Over the last five to seven years, I’ve been teaching and coaching entrepreneurs, small business owners, executives, and accidental leaders, but those conversations didn’t flow into posts nearly to the degree that they would if I turned off the focus filter that I’ve had. Another filter I put on was that talking about how we were building our team, how we work, and what we’re challenged by was off limits. There was never an explicit conversation about this with the team and many of them have wondered why we don’t share the golden nuggets, frameworks, workflows, and stuff that we have inside the team with our audience.
And many people have told me that what they’ve liked most about me and what we do here is that there is a breadth of topics that typically leave them with something useful or provocative to think about. Turns out there’s a match between what I want to do and what people would like me to do more, and if I stop hiding and show my work, the process and outcomes are better. If this sounds like something you’ve read or heard in Start Finishing — well, as I said, it’s a practice for all of us.

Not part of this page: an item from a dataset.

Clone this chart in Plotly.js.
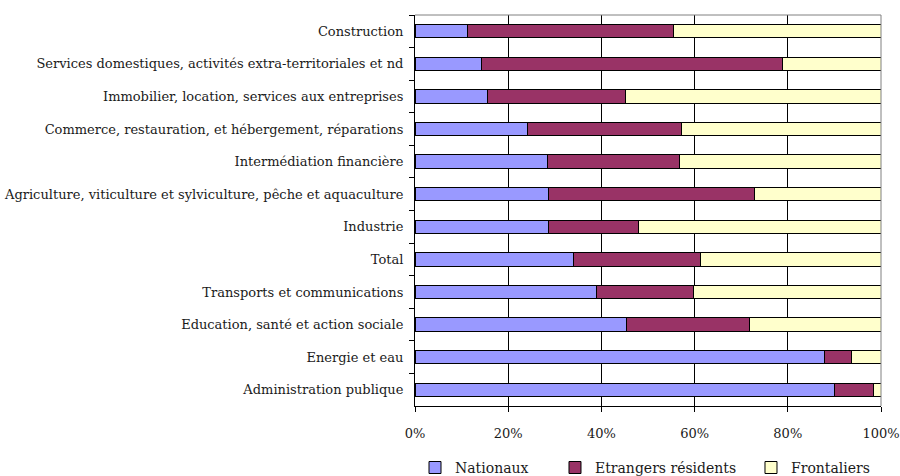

It’s hard to say whether we’d have been better off had I not focused on the brand, as different doesn’t always mean better. There are no free lunches with strategic decisions, as every truly strategic choice accepts disadvantages. I’m thus not going to say “in hindsight, we should’ve done …” because it’s too early to tell what the full scope of consequences will be.
The #ThanksCOVID moment here is that the crazy increase in demand for content to help managers and teams adapt to the shift in the ways their teams work together affirmed the direction I was going with my next book and the work I was already wanting to do. My agent is already shopping that book and I’m ready to get into building that book. This time around, much more of it will be shared as I’m writing it — the advantage of not having written about all of it is that you get to see the work evolve closer to real-time.
But the other #ThanksCOVID moment ties back to the Productive Flourishing Academy because it’s provided many more moments for our members to remind me and nudge me to share more about some of the content and insights I have on how to build teams that work together better. And their incessant nudges and speaking up about it made us see that we needed to make some changes in the Academy.